■ EXERCISE DESCRIPTION:
Pull every "chart" line out of the data below.

■ STORED DATA:
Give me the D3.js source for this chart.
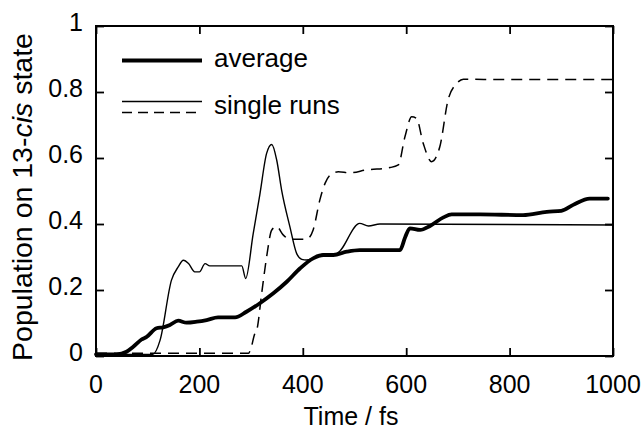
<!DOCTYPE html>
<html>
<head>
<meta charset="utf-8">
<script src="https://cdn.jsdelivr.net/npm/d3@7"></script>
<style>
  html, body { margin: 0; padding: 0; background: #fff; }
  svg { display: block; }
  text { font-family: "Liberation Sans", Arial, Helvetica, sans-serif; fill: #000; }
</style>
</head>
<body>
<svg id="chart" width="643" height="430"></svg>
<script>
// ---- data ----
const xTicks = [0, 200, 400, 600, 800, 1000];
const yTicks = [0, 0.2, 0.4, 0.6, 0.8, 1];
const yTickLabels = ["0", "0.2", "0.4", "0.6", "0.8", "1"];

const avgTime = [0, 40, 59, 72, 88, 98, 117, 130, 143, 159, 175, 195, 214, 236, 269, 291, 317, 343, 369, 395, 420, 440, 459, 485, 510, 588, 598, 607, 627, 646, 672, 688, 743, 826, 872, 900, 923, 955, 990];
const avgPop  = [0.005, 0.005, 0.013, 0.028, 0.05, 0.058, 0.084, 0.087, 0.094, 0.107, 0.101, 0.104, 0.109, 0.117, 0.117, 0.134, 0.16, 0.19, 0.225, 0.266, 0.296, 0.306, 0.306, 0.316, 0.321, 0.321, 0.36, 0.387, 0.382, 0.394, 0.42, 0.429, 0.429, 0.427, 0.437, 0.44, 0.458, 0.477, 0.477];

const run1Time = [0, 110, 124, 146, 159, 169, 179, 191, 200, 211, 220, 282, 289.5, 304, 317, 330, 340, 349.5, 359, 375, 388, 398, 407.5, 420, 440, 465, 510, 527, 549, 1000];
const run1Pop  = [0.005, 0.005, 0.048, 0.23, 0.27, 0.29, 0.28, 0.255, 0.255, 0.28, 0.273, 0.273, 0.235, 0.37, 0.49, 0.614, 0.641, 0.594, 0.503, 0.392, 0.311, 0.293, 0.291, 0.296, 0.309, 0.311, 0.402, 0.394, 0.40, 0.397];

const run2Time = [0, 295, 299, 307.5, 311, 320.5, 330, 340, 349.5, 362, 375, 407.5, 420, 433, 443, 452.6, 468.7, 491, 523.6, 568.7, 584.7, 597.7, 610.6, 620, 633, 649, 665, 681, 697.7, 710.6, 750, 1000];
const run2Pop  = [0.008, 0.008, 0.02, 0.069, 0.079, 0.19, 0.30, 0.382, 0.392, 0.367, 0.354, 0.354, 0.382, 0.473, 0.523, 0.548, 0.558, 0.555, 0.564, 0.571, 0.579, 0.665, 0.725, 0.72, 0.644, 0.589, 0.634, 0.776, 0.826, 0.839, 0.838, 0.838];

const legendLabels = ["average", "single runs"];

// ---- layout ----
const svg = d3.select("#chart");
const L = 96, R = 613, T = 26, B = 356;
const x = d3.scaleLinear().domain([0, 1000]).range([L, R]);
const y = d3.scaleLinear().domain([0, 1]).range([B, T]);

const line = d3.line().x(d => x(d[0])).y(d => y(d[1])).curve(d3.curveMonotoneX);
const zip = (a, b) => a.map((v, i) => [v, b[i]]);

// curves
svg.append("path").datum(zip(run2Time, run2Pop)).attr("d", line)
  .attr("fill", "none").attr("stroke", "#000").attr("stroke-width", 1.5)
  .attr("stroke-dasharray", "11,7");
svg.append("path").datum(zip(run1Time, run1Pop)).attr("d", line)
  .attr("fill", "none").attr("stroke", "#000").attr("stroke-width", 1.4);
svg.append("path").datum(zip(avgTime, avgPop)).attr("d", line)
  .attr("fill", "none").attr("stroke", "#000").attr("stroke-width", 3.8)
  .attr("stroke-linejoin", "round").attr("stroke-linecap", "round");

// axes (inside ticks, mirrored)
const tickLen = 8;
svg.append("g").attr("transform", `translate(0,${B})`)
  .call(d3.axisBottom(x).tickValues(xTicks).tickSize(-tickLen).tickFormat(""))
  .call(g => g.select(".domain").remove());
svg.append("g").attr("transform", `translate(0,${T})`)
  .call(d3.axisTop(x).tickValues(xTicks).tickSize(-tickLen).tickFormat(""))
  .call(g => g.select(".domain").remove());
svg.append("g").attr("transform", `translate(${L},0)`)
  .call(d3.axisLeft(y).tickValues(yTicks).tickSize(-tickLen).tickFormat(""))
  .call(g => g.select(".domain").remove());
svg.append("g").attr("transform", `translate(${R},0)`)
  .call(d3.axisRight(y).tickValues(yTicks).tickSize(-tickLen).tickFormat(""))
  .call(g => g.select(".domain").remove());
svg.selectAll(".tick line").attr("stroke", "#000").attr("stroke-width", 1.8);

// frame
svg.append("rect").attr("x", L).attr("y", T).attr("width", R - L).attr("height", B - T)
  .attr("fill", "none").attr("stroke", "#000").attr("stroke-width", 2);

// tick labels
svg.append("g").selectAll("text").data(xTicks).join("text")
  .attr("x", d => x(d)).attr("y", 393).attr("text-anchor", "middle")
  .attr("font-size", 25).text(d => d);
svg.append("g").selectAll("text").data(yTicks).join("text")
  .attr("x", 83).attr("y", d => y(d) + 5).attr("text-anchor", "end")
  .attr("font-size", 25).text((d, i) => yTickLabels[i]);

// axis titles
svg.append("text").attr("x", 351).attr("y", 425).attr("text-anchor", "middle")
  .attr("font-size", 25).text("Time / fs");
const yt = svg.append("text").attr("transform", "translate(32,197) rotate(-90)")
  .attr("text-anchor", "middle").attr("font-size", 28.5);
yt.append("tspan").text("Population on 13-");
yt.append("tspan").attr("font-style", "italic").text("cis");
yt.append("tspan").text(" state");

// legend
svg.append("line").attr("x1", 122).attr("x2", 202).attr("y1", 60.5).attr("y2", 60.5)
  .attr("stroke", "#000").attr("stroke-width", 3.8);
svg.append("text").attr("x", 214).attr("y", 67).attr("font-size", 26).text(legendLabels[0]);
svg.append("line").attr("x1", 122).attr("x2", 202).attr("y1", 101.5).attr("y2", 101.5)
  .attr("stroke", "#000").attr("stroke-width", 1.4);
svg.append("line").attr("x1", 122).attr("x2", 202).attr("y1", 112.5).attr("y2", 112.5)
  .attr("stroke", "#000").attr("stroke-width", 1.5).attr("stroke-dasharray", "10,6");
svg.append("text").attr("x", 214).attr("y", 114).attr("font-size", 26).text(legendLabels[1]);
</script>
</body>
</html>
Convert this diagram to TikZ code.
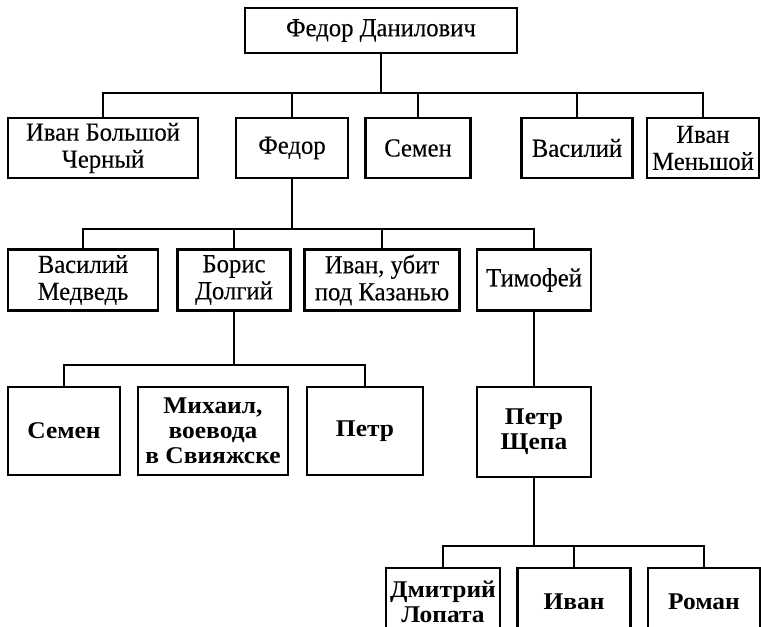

■ RESULT FOR THIS TASK:
Give me the D3.js source for this chart.
<svg id="chart" width="643" height="430"></svg>
const svg = d3.select("#chart");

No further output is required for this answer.